If you don't intend to make changes to code, clone but don't fork. Forking is intended to host the commits you make to code, while cloning is perfectly fine for copying the content and history of the project.
A fork is a copy of a repository that you manage. Forks let you make changes to a project without affecting the original repository. You can fetch updates from or submit changes to the original repository with pull requests.
Forking a repository allows you to freely experiment with changes without affecting the original project. Most commonly, forks are used to either propose changes to someone else's project or to use someone else's project as a starting point for your own idea.
When you say you are Forking a repository you are basically creating a copy of the repository under your GitHub ID. The main point to note here is that any changes made to the original repository will be reflected back to your forked repositories(you need to fetch and rebase). However, if you make any changes to your forked repository you will have to explicitly create a pull request to the original repository. If your pull request is approved by the administrator of the original repository, then your changes will be committed/merged with the existing original code-base. Until then, your changes will be reflected only in the copy you forked.
In short:
The Fork & Pull Model lets anyone fork an existing repository and push changes to their personal fork without requiring access be granted to the source repository. The changes must then be pulled into the source repository by the project maintainer.
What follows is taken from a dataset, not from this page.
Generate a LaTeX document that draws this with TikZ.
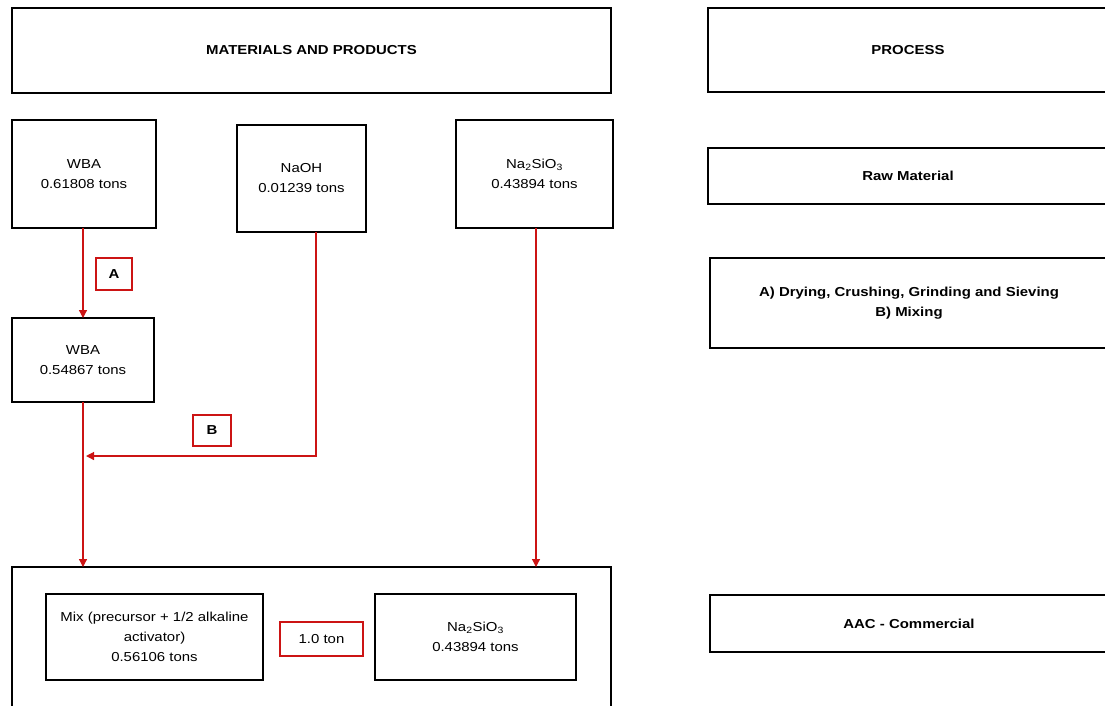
\documentclass[tikz,border=0pt]{standalone}
\usepackage{fontspec}
\setmainfont{Liberation Sans}[FakeStretch=1.15]
\usetikzlibrary{arrows.meta}
\definecolor{flowred}{RGB}{204,20,20}
\tikzset{
  box/.style={draw=black, line width=1.1pt, inner sep=0pt, outer sep=0pt, align=center,
              font=\fontsize{13}{20}\selectfont},
  hbox/.style={box, font=\fontsize{13}{20}\selectfont\bfseries},
  lab/.style={draw=flowred, line width=1.1pt, inner sep=0pt, outer sep=0pt, align=center,
              font=\fontsize{13}{20}\selectfont},
  arr/.style={draw=flowred, line width=1.2pt, -{Triangle[length=8pt,width=8pt]}},
}
\begin{document}
\begin{tikzpicture}[x=1pt,y=-1pt]
\useasboundingbox (0,0) rectangle (1105,705);
% headers
\node[hbox, minimum width=599, minimum height=85] (hdrL) at (311.5,50.5) {MATERIALS AND PRODUCTS};
\node[hbox, minimum width=400, minimum height=84] (hdrR) at (908,50) {PROCESS};
% process column
\node[hbox, minimum width=400, minimum height=56] (raw) at (908,176) {Raw Material};
\node[hbox, minimum width=398, minimum height=90] (proc) at (909,303) {A) Drying, Crushing, Grinding and Sieving\\B) Mixing};
\node[hbox, minimum width=398, minimum height=57] (aac) at (909,623.5) {AAC - Commercial};
% materials
\node[box, minimum width=144, minimum height=108] (wba1) at (84,174) {WBA\\0.61808 tons};
\node[box, minimum width=129, minimum height=107] (naoh) at (301.5,178.5) {NaOH\\0.01239 tons};
\node[box, minimum width=157, minimum height=108] (nas1) at (534.5,174) {Na\textsubscript{2}SiO\textsubscript{3}\\0.43894 tons};
\node[box, minimum width=142, minimum height=84] (wba2) at (83,360) {WBA\\0.54867 tons};
\node[lab, minimum width=36, minimum height=32, font=\fontsize{13}{20}\selectfont\bfseries] (labA) at (114,274) {A};
\node[lab, minimum width=38, minimum height=31, font=\fontsize{13}{20}\selectfont\bfseries] (labB) at (212,430.5) {B};
% product
\node[box, minimum width=599, minimum height=153] (big) at (311.5,643.5) {};
\node[box, minimum width=217, minimum height=86] (mix) at (154.5,637) {Mix (precursor + 1/2 alkaline\\activator)\\0.56106 tons};
\node[lab, minimum width=83, minimum height=34] (ton) at (321.5,639) {1.0 ton};
\node[box, minimum width=201, minimum height=86] (nas2) at (475.5,637) {Na\textsubscript{2}SiO\textsubscript{3}\\0.43894 tons};
% connectors
\coordinate (bj) at (86,456);
\draw[arr] (wba2.north |- wba1.south) -- (wba2.north);
\draw[arr] (wba2.south) -- (wba2.south |- big.north);
\draw[arr] ([xshift=14.5pt]naoh.south) |- (bj);
\draw[arr] ([xshift=1.5pt]nas1.south) -- ([xshift=1.5pt]nas1.south |- big.north);
\end{tikzpicture}
\end{document}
Note that after forking you can clone your repository (the one under your name) locally on your machine. Make changes in it and push it to your forked repository. However, to reflect your changes in the original repository your pull request must be approved.
Couple of other interesting dicussions -
Are git forks actually git clones?
How do I update a GitHub forked repository?
Basically, yes. A fork
is just a request for GitHub to clone the project and registers it under your username; GitHub also keeps track of the relationship between the two repositories, so you can visualize the commits and pulls between the two projects (and other forks).
You can still request that people pull from your cloned repository, even if you don't use fork
-- but you'd have to deal with making it publicly available yourself. Or send the developers patches (see git format-patch
) that they can apply to their trees.
You can commit on your online repo (or commit on your local repo and then push to your online repo), then send pull request.
Project manager can accept it to get your changes in his main online version.
A clone is where you have proper duplication, and separation between, two (possibly different) versions of a repository. When one repo is amended, the new content must be actively copied to the other repo using a push command. And changes in the other repo fetched.
When you fork a repo, on a server, there is no need for duplication of content because both repos will use the same [fixed object] content from that same server. The 'trick' is in managing the different user viewpoints so that each user believes they have a full personal copy of the repo. Pushes and fetches between forks is simply updates the user's pointers.
At a lower level, git does the same thing internally. If you have three different files, each containing Hello World
, then git simply 'forks' its single copy of the Hello World blob and offers it up in each of the three places as required.
The ability to fork on the server means that Github's large storage allowance isn't that big on average as every body shares the one single underlying repo.
While @AniketThakur's answer is very good. No one has answered the following question yet.
Can I only send pull requests via GitHub if I've forked a project?
No. If you are a contributor to a repository, you can: Make a local clone. Make a local branch. Add commits to that branch. Push the local branch back to github (creating a remote branch in the process). Make a pull request requesting for that branch to be merged into the master branch (or whatever branch you like).
In a nutshell, Forking is perhaps the same as "cloning under your GitHub ID/profile". A fork is anytime better than a clone, with a few exceptions, obviously. The forked repository is always being monitored/compared with the original repository unlike a cloned repository. That enables you to track the changes, initiate pull requests and also manually sync the changes made in the original repository with your forked one.